Так вот, оно зреет, и не один нарыв в стране, а целое сучье вымя… Врач… или знахарь… вроде опытный. Ну, а фершала на местах – где как. У нас в аэрофлоте, лекари, может, и послабее других, но тоже примочки кладут.
А то, что оно же болит, дергает, спать не дает, – потерпи. Приспособься, уложи поудобнее, грей, жди время. Потом будет еще больнее, а после вскрытия уж, долго, постепенно, не очень-то заметно, станет рассасываться, затягиваться, полегче станет. Но надо терпеть. Кричать, что больно, – да знаем, знаем, что больно. Правда, больно не нам, а вам. Но… такова жизнь.
Приспособимся летать и без штурмана. Уважающие себя и знающие себе цену командиры уверены, что справятся. Даже, в принципе, хоть сейчас. В конце концов, будь война – завтра бы и в план, и через неделю забыли бы о штурманах.
Окончили мы эти анекдотические бесштурманские курсы, создали видимость, являлись вовремя, уходили пораньше, ставили бутылки преподавателям; получили квитки, свидетельствующие, что уж теперь-то, после такой вот учебы, мы вполне овладели теоретической премудростью, остается дело за практикой.
Каждый теперь для себя, для своего экипажа, продумывает конкретно, какие крючки и зацепки, уловки и методы, способы и действия надо отработать на практике. Кто и как взлетает, кто и как следит за тем и тем, и еще теперь за вот тем. Мы сами разрабатываем в экипаже новую технологию работы. Больше риска при отказе, меньше надежность, – да, меньше, даже по понятиям тех, наверху. Но у нас до этого, по тем же их понятиям, надежность была 150 процентов, ну, теперь, значит, будет на треть меньше, но все же – сто процентов, что и требовалось кому-то там доказать.

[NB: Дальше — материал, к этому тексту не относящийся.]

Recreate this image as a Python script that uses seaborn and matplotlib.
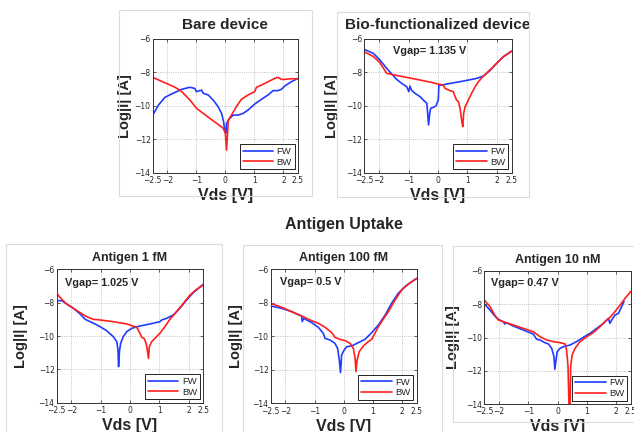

Еще хладнокровнее надо работать, еще на ступеньку профессиональнее придется стать, – а куда мы денемся. Экипажи на Ил-62 только улыбнутся, а нам в утешение – сознание того, что по нагрузке на ответственных этапах мы стали еще ближе к космонавтам. А вместо доплаты – хрен в рот.
Вот такая перестройка.
Шумит страна. Любого спроси – такого наговорит… А мы чем хуже. Вот – без штурмана летаем, справляемся. Материал для репортажа.
Интересное время. Будем потом вспоминать, как выдюжили.
Но нашему поколению, а может, и поколению, следующему за нами, выпала судьба нелегкая, вроде как жертвенная: детей благополучия, вещизма и наступающей бездуховности придется положить на алтарь перестройки. Мы ляжем удобрением под ноги будущему. Причем, не мы сами бросимся на амбразуру отживающего времени, а создадутся такие условия, что нас с ним стравят в драке. Будем грызть глотки друг другу. Конечно, культурно. Но я рад: может, хоть этому многолетнему удушающему равнодушию вокруг придет конец.
Повторяю: мы, летчики, поневоле зрители. И оттого, что тылы худо-бедно прикрыты какой-никакой пенсией, и оттого, что заорганизованы и зарегулированы мы до такого предела, который простому, из миллионов, рабочему, крестьянину, клерку, – пока немыслим. И оттого мы зрители, в конце концов, что изредка покидаем этот мир мышиной возни и устремляемся в светлое небо, откуда все земные проблемы кажутся мелкими и незначительными по сравнению с тем, что мы получаем там.